10 min read

Robots.txt Explained for Beginners

Understand what a robots.txt file does, what it does not do, and how to create a clean version for a small website without blocking the wrong pages.

Published 2026-04-07Updated 2026-04-07By Badr.A

Illustration of crawler rules and a robots.txt file layout

Article map

Jump straight to the section you want without scrolling through the whole article.

Sections

01What a robots.txt file actually does

02Why beginners often overcomplicate robots.txt

03What a small site usually needs

04Mistakes that cause indexing confusion

05A safer way to create the file

What a robots.txt file actually does

A robots.txt file gives crawl guidance to search engine bots. It tells compliant crawlers which parts of a site they may or may not request. That is useful for avoiding wasted crawl activity on pages or paths you do not want emphasized.

What it does not do is hide private content securely. If something must not be publicly accessible, robots.txt is not the protection method. It is a crawler instruction file, not an access-control system.

Why beginners often overcomplicate robots.txt

Many small sites do not need a complex robots.txt file. Problems usually happen when people copy a large template from another website without understanding what each rule does.

That can accidentally block important pages, assets, or directories. A simpler file is often safer because it reflects the actual structure of the site rather than a generic checklist.

What a small site usually needs

Most small websites only need a small set of instructions. If you want search engines to crawl the main content and you have a sitemap, the file can remain very short.

In many cases, the most useful addition is the sitemap reference. That makes discovery easier and keeps the file practical instead of decorative.
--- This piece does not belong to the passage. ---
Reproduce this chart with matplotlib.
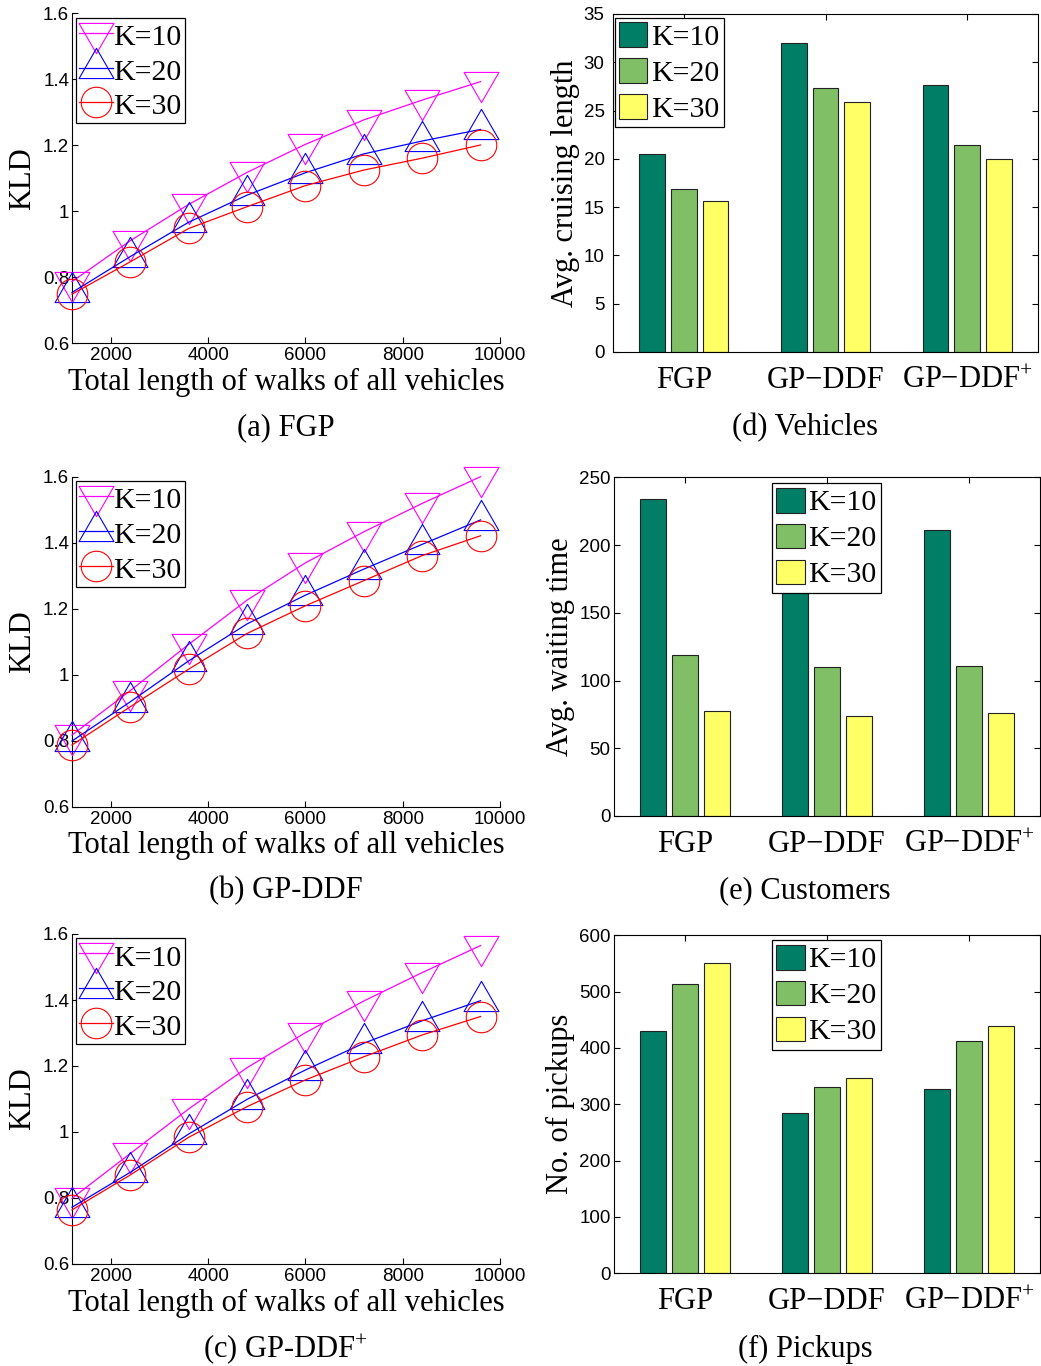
import matplotlib
matplotlib.use("Agg")
import matplotlib.pyplot as plt
from matplotlib.path import Path
import numpy as np

plt.rcParams['mathtext.fontset'] = 'custom'
plt.rcParams['mathtext.rm'] = 'Liberation Serif'
plt.rcParams['mathtext.it'] = 'Liberation Serif:italic'

SERIF = 'Liberation Serif'
SANS = 'Liberation Sans'

# ---- KLD vs. total walk length ----
walk_lengths = [1200, 2400, 3600, 4800, 6000, 7200, 8400, 9600]

fgp_k10 = [0.787, 0.911, 1.021, 1.118, 1.203, 1.277, 1.337, 1.393]
fgp_k20 = [0.754, 0.863, 0.967, 1.049, 1.117, 1.174, 1.213, 1.248]
fgp_k30 = [0.749, 0.847, 0.948, 1.014, 1.078, 1.125, 1.161, 1.201]

ddf_k10 = [0.817, 0.952, 1.092, 1.226, 1.339, 1.433, 1.519, 1.600]
ddf_k20 = [0.799, 0.918, 1.042, 1.154, 1.241, 1.320, 1.395, 1.469]
ddf_k30 = [0.787, 0.903, 1.017, 1.125, 1.209, 1.285, 1.361, 1.421]

ddfp_k10 = [0.799, 0.935, 1.070, 1.195, 1.301, 1.397, 1.483, 1.565]
ddfp_k20 = [0.772, 0.878, 0.994, 1.099, 1.188, 1.269, 1.337, 1.398]
ddfp_k30 = [0.764, 0.870, 0.984, 1.077, 1.158, 1.228, 1.294, 1.350]

k_labels = ['K=10', 'K=20', 'K=30']
x_ticks = [2000, 4000, 6000, 8000, 10000]
kld_ticks = [0.6, 0.8, 1.0, 1.2, 1.4, 1.6]
kld_tick_labels = ['0.6', '0.8', '1', '1.2', '1.4', '1.6']

# ---- Bar charts ----
methods = ['FGP', 'GP\u2212DDF', 'GP\u2212DDF$^{+}$']

cruise_k10 = [20.5, 32.0, 27.6]
cruise_k20 = [16.9, 27.3, 21.4]
cruise_k30 = [15.6, 25.9, 20.0]

wait_k10 = [233.8, 205.0, 211.4]
wait_k20 = [118.6, 110.2, 111.0]
wait_k30 = [77.8, 74.1, 75.8]

pick_k10 = [430.8, 285.2, 327.2]
pick_k20 = [513.0, 330.2, 413.0]
pick_k30 = [550.3, 346.2, 439.6]

W, H = 1041, 1366
fig = plt.figure(figsize=(W / 100, H / 100), dpi=100)


def px_axes(left, right, top, bottom):
    return fig.add_axes([left / W, 1 - bottom / H, (right - left) / W, (bottom - top) / H])


# triangles centred on their centroid
tri_up = Path([(0, 1), (-0.866, -0.5), (0.866, -0.5), (0, 1)],
              [Path.MOVETO, Path.LINETO, Path.LINETO, Path.CLOSEPOLY])
tri_dn = Path([(0, -1), (-0.866, 0.5), (0.866, 0.5), (0, -1)],
              [Path.MOVETO, Path.LINETO, Path.LINETO, Path.CLOSEPOLY])

line_styles = [
    dict(color='#ff00ff', marker=tri_dn, markersize=29),
    dict(color='#0000ff', marker=tri_up, markersize=29),
    dict(color='#ff0000', marker='o', markersize=22),
]


def kld_panel(ax, series, caption, cap_y):
    for vals, st, lab in zip(series, line_styles, k_labels):
        ax.plot(walk_lengths, vals, color=st['color'], lw=0.9,
                marker=st['marker'], markersize=st['markersize'],
                markerfacecolor='none', markeredgecolor=st['color'],
                markeredgewidth=0.8, label=lab, clip_on=False, zorder=3)
    ax.set_xlim(1200, 10000)
    ax.set_ylim(0.6, 1.6)
    ax.set_xticks(x_ticks)
    ax.set_xticklabels([str(t) for t in x_ticks])
    ax.set_yticks(kld_ticks)
    ax.set_yticklabels(kld_tick_labels)
    for s in ('top', 'right'):
        ax.spines[s].set_visible(False)
    for s in ('left', 'bottom'):
        ax.spines[s].set_linewidth(0.8)
    ax.tick_params(direction='in', length=4, width=0.8, pad=2, labelsize=13.5)
    ax.tick_params(axis='x', pad=3)
    for t in ax.get_xticklabels() + ax.get_yticklabels():
        t.set_fontfamily(SANS)
    ax.set_xlabel('Total length of walks of all vehicles', family=SERIF,
                  fontsize=22, labelpad=2.5)
    ax.set_ylabel('KLD', family=SERIF, fontsize=22, labelpad=4.5)
    leg = ax.legend(loc='upper left', prop=dict(family=SERIF, size=21.5),
                    handlelength=1.12, handleheight=1.05, handletextpad=0.02,
                    numpoints=1, borderpad=0.1, labelspacing=0.16,
                    borderaxespad=0.15, fancybox=False, edgecolor='black',
                    framealpha=1)
    leg.get_frame().set_linewidth(0.9)
    fig.text(286 / W, 1 - cap_y / H, caption, family=SERIF, fontsize=22,
             ha='center', va='center')


bar_colors = ['#007f66', '#80bf66', '#ffff66']


def bar_panel(ax, series, ylim, yticks, ylabel, caption, cap_y, legend_loc,
              legend_anchor, ypad):
    x = np.arange(1, len(methods) + 1)
    width = 0.18
    offsets = [-0.224, 0.0, 0.224]
    for vals, off, col, lab in zip(series, offsets, bar_colors, k_labels):
        ax.bar(x + off, vals, width=width, color=col, edgecolor='#222222',
               linewidth=0.8, label=lab, zorder=2)
    ax.set_xlim(0.5, 3.5)
    ax.set_ylim(*ylim)
    ax.set_xticks(x)
    ax.set_xticklabels(methods, family=SERIF, fontsize=22)
    ax.set_yticks(yticks)
    ax.set_yticklabels([str(t) for t in yticks], family=SANS, fontsize=13.5)
    for s in ax.spines.values():
        s.set_linewidth(0.8)
    ax.tick_params(direction='in', length=4, width=0.8, top=True, right=True)
    ax.tick_params(axis='x', pad=10)
    ax.tick_params(axis='y', pad=ypad)
    ax.set_ylabel(ylabel, family=SERIF, fontsize=22, labelpad=3)
    leg = ax.legend(loc=legend_loc, bbox_to_anchor=legend_anchor,
                    prop=dict(family=SERIF, size=21.5),
                    handlelength=0.95, handleheight=0.9, handletextpad=0.12,
                    borderpad=0.15, labelspacing=0.24, borderaxespad=0.0,
                    fancybox=False, edgecolor='black', framealpha=1)
    leg.get_frame().set_linewidth(0.9)
    leg.set_zorder(5)
    fig.text(805 / W, 1 - cap_y / H, caption, family=SERIF, fontsize=22,
             ha='center', va='center')


ax_a = px_axes(72, 500, 13.3, 343.3)
kld_panel(ax_a, [fgp_k10, fgp_k20, fgp_k30], '(a) FGP', 428)

ax_b = px_axes(72, 500, 476.7, 806.7)
kld_panel(ax_b, [ddf_k10, ddf_k20, ddf_k30], '(b) GP-DDF', 891)

ax_c = px_axes(72, 500, 934, 1264)
kld_panel(ax_c, [ddfp_k10, ddfp_k20, ddfp_k30], '(c) GP-DDF$^{+}$', 1349)

ax_d = px_axes(613, 1038, 14, 352)
bar_panel(ax_d, [cruise_k10, cruise_k20, cruise_k30], (0, 35),
          [0, 5, 10, 15, 20, 25, 30, 35], 'Avg. cruising length',
          '(d) Vehicles', 428, 'upper left', (1.5 / 425, 1 - 4 / 338), 6)

ax_e = px_axes(614, 1040, 477.3, 816)
bar_panel(ax_e, [wait_k10, wait_k20, wait_k30], (0, 250),
          [0, 50, 100, 150, 200, 250], 'Avg. waiting time',
          '(e) Customers', 891, 'upper center', (0.5 - 0.5 / 426, 1 - 6 / 338.7), 2.5)

ax_f = px_axes(614, 1040, 935.3, 1273.3)
bar_panel(ax_f, [pick_k10, pick_k20, pick_k30], (0, 600),
          [0, 100, 200, 300, 400, 500, 600], 'No. of pickups',
          '(f) Pickups', 1349, 'upper center', (0.5 - 0.5 / 426, 1 - 5 / 338), 2.5)

fig.savefig('out.png', dpi=100, facecolor='white')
Allow access to normal public pages
Block only low-value or purely operational paths when needed
Include the sitemap location
Keep rules easy to understand and maintain

Mistakes that cause indexing confusion

One common mistake is using robots.txt to try to remove content from search. Another is blocking JavaScript, CSS, or essential assets that help search engines understand the page properly.

A third mistake is leaving old rules behind after site changes. When a site evolves, the crawler file should be reviewed too. Otherwise old instructions can conflict with the current structure.

A safer way to create the file

Write the file around the site you actually have. Start from the minimum needed rules, then expand only where there is a clear reason. If you need a clean starting point, use a robots.txt generator and verify that every directive matches a real path or purpose.

For small sites, clarity matters more than complexity. A short, correct file is better than a long one copied from somewhere else.

Frequently asked questions

Helpful answers

Can robots.txt keep a page out of Google completely?

Not reliably. Robots.txt controls crawler access, but it is not the same as proper noindex handling or private access control.

Do all websites need a robots.txt file?

Not always, but many sites benefit from having a simple one, especially when they also want to point crawlers to a sitemap.

Should I block admin paths in robots.txt?

It can be reasonable to discourage crawling of purely administrative paths, but those areas should still be protected properly and not rely on robots.txt for security.